■ To do: Write every line out verbatim and omit the pictures.

-- Start of Information supplied --

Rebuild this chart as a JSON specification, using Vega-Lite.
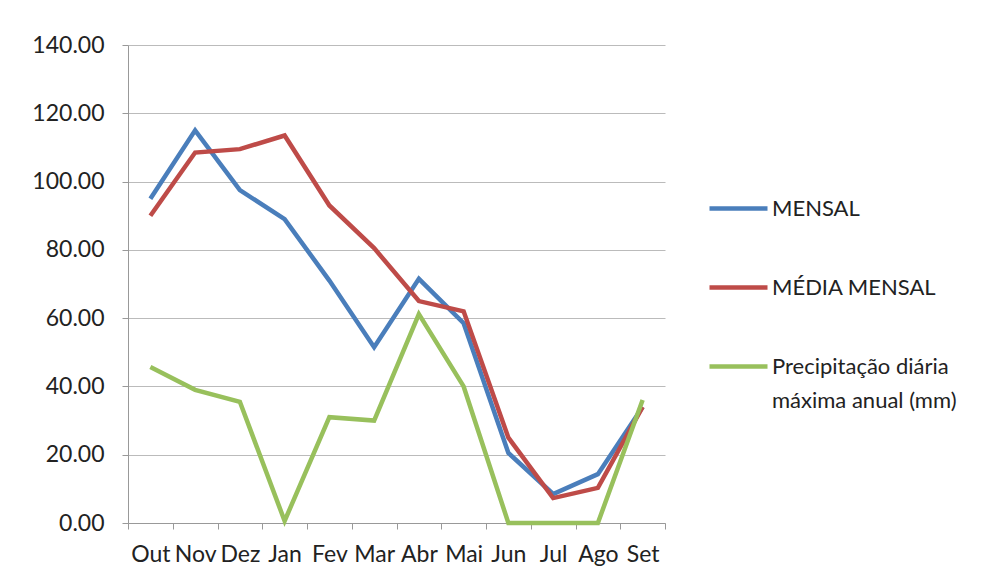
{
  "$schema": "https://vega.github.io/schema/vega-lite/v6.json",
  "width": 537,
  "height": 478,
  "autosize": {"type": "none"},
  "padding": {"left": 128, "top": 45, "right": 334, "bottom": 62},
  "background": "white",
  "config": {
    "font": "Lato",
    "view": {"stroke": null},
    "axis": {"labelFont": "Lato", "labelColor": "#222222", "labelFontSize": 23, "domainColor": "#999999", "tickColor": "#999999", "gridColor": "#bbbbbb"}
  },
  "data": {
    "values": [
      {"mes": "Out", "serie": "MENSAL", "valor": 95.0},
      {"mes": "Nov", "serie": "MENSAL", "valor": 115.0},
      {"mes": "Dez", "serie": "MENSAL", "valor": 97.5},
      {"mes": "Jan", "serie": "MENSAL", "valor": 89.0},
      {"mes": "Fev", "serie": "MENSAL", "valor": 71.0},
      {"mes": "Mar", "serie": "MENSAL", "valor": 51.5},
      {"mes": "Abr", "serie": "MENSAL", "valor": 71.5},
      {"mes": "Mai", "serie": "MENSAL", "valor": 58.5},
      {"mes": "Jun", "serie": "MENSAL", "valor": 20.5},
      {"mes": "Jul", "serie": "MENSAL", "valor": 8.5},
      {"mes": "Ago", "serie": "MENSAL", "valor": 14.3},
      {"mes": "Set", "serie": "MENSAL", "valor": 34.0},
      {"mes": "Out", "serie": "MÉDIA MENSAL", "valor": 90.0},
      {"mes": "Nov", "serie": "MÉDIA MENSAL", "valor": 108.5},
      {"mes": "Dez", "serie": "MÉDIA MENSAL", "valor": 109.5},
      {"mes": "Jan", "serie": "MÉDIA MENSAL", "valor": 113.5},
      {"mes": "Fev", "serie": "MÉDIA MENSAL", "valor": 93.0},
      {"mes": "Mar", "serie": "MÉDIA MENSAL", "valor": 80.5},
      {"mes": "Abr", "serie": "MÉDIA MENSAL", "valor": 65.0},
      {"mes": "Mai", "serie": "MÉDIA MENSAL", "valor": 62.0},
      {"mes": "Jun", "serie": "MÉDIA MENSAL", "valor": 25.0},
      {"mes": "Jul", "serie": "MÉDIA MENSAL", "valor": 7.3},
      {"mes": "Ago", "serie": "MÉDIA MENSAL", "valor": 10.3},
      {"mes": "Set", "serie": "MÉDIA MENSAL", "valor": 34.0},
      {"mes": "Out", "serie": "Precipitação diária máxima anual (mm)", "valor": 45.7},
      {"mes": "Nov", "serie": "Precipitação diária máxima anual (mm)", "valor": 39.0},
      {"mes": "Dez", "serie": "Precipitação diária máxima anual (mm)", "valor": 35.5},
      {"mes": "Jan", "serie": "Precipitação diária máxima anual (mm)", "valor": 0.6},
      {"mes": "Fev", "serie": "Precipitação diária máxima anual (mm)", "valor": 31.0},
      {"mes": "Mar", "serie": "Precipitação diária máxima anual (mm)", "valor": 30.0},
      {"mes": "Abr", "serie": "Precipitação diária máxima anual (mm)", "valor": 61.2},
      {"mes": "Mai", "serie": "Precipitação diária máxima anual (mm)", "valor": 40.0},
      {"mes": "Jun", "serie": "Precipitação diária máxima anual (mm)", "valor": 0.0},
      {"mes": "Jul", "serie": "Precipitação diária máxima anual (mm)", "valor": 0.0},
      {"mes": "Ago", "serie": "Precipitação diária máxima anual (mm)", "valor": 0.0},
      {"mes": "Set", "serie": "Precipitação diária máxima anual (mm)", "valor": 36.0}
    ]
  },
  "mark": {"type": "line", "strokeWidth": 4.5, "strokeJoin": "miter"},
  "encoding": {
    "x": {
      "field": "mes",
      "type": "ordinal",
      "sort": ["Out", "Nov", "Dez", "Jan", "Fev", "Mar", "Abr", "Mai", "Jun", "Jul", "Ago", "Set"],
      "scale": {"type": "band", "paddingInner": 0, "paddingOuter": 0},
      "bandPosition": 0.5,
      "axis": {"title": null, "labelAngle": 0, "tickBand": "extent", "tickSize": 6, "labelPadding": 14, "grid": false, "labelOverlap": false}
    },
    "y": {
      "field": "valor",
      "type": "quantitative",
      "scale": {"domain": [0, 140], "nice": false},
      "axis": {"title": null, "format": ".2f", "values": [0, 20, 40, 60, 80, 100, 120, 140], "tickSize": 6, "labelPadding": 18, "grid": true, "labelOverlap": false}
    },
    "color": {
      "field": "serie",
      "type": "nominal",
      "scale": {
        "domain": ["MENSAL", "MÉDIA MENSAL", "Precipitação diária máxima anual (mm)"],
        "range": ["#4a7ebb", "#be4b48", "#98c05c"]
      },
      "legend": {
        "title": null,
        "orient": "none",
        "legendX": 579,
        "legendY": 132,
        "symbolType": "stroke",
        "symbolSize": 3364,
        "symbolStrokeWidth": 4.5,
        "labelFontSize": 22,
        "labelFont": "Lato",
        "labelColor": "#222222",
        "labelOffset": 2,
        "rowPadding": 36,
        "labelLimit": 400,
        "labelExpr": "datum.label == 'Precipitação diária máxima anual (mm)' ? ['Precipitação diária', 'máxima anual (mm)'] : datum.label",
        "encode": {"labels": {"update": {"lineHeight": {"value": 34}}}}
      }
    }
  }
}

-- End of Information supplied --

■ Solution below:
Rebuild this chart as a JSON specification, using Vega-Lite.
{
  "$schema": "https://vega.github.io/schema/vega-lite/v6.json",
  "width": 537,
  "height": 478,
  "autosize": {"type": "none"},
  "padding": {"left": 128, "top": 45, "right": 334, "bottom": 62},
  "background": "white",
  "config": {
    "font": "Lato",
    "view": {"stroke": null},
    "axis": {"labelFont": "Lato", "labelColor": "#222222", "labelFontSize": 23, "domainColor": "#999999", "tickColor": "#999999", "gridColor": "#bbbbbb"}
  },
  "data": {
    "values": [
      {"mes": "Out", "serie": "MENSAL", "valor": 95.0},
      {"mes": "Nov", "serie": "MENSAL", "valor": 115.0},
      {"mes": "Dez", "serie": "MENSAL", "valor": 97.5},
      {"mes": "Jan", "serie": "MENSAL", "valor": 89.0},
      {"mes": "Fev", "serie": "MENSAL", "valor": 71.0},
      {"mes": "Mar", "serie": "MENSAL", "valor": 51.5},
      {"mes": "Abr", "serie": "MENSAL", "valor": 71.5},
      {"mes": "Mai", "serie": "MENSAL", "valor": 58.5},
      {"mes": "Jun", "serie": "MENSAL", "valor": 20.5},
      {"mes": "Jul", "serie": "MENSAL", "valor": 8.5},
      {"mes": "Ago", "serie": "MENSAL", "valor": 14.3},
      {"mes": "Set", "serie": "MENSAL", "valor": 34.0},
      {"mes": "Out", "serie": "MÉDIA MENSAL", "valor": 90.0},
      {"mes": "Nov", "serie": "MÉDIA MENSAL", "valor": 108.5},
      {"mes": "Dez", "serie": "MÉDIA MENSAL", "valor": 109.5},
      {"mes": "Jan", "serie": "MÉDIA MENSAL", "valor": 113.5},
      {"mes": "Fev", "serie": "MÉDIA MENSAL", "valor": 93.0},
      {"mes": "Mar", "serie": "MÉDIA MENSAL", "valor": 80.5},
      {"mes": "Abr", "serie": "MÉDIA MENSAL", "valor": 65.0},
      {"mes": "Mai", "serie": "MÉDIA MENSAL", "valor": 62.0},
      {"mes": "Jun", "serie": "MÉDIA MENSAL", "valor": 25.0},
      {"mes": "Jul", "serie": "MÉDIA MENSAL", "valor": 7.3},
      {"mes": "Ago", "serie": "MÉDIA MENSAL", "valor": 10.3},
      {"mes": "Set", "serie": "MÉDIA MENSAL", "valor": 34.0},
      {"mes": "Out", "serie": "Precipitação diária máxima anual (mm)", "valor": 45.7},
      {"mes": "Nov", "serie": "Precipitação diária máxima anual (mm)", "valor": 39.0},
      {"mes": "Dez", "serie": "Precipitação diária máxima anual (mm)", "valor": 35.5},
      {"mes": "Jan", "serie": "Precipitação diária máxima anual (mm)", "valor": 0.6},
      {"mes": "Fev", "serie": "Precipitação diária máxima anual (mm)", "valor": 31.0},
      {"mes": "Mar", "serie": "Precipitação diária máxima anual (mm)", "valor": 30.0},
      {"mes": "Abr", "serie": "Precipitação diária máxima anual (mm)", "valor": 61.2},
      {"mes": "Mai", "serie": "Precipitação diária máxima anual (mm)", "valor": 40.0},
      {"mes": "Jun", "serie": "Precipitação diária máxima anual (mm)", "valor": 0.0},
      {"mes": "Jul", "serie": "Precipitação diária máxima anual (mm)", "valor": 0.0},
      {"mes": "Ago", "serie": "Precipitação diária máxima anual (mm)", "valor": 0.0},
      {"mes": "Set", "serie": "Precipitação diária máxima anual (mm)", "valor": 36.0}
    ]
  },
  "mark": {"type": "line", "strokeWidth": 4.5, "strokeJoin": "miter"},
  "encoding": {
    "x": {
      "field": "mes",
      "type": "ordinal",
      "sort": ["Out", "Nov", "Dez", "Jan", "Fev", "Mar", "Abr", "Mai", "Jun", "Jul", "Ago", "Set"],
      "scale": {"type": "band", "paddingInner": 0, "paddingOuter": 0},
      "bandPosition": 0.5,
      "axis": {"title": null, "labelAngle": 0, "tickBand": "extent", "tickSize": 6, "labelPadding": 14, "grid": false, "labelOverlap": false}
    },
    "y": {
      "field": "valor",
      "type": "quantitative",
      "scale": {"domain": [0, 140], "nice": false},
      "axis": {"title": null, "format": ".2f", "values": [0, 20, 40, 60, 80, 100, 120, 140], "tickSize": 6, "labelPadding": 18, "grid": true, "labelOverlap": false}
    },
    "color": {
      "field": "serie",
      "type": "nominal",
      "scale": {
        "domain": ["MENSAL", "MÉDIA MENSAL", "Precipitação diária máxima anual (mm)"],
        "range": ["#4a7ebb", "#be4b48", "#98c05c"]
      },
      "legend": {
        "title": null,
        "orient": "none",
        "legendX": 579,
        "legendY": 132,
        "symbolType": "stroke",
        "symbolSize": 3364,
        "symbolStrokeWidth": 4.5,
        "labelFontSize": 22,
        "labelFont": "Lato",
        "labelColor": "#222222",
        "labelOffset": 2,
        "rowPadding": 36,
        "labelLimit": 400,
        "labelExpr": "datum.label == 'Precipitação diária máxima anual (mm)' ? ['Precipitação diária', 'máxima anual (mm)'] : datum.label",
        "encode": {"labels": {"update": {"lineHeight": {"value": 34}}}}
      }
    }
  }
}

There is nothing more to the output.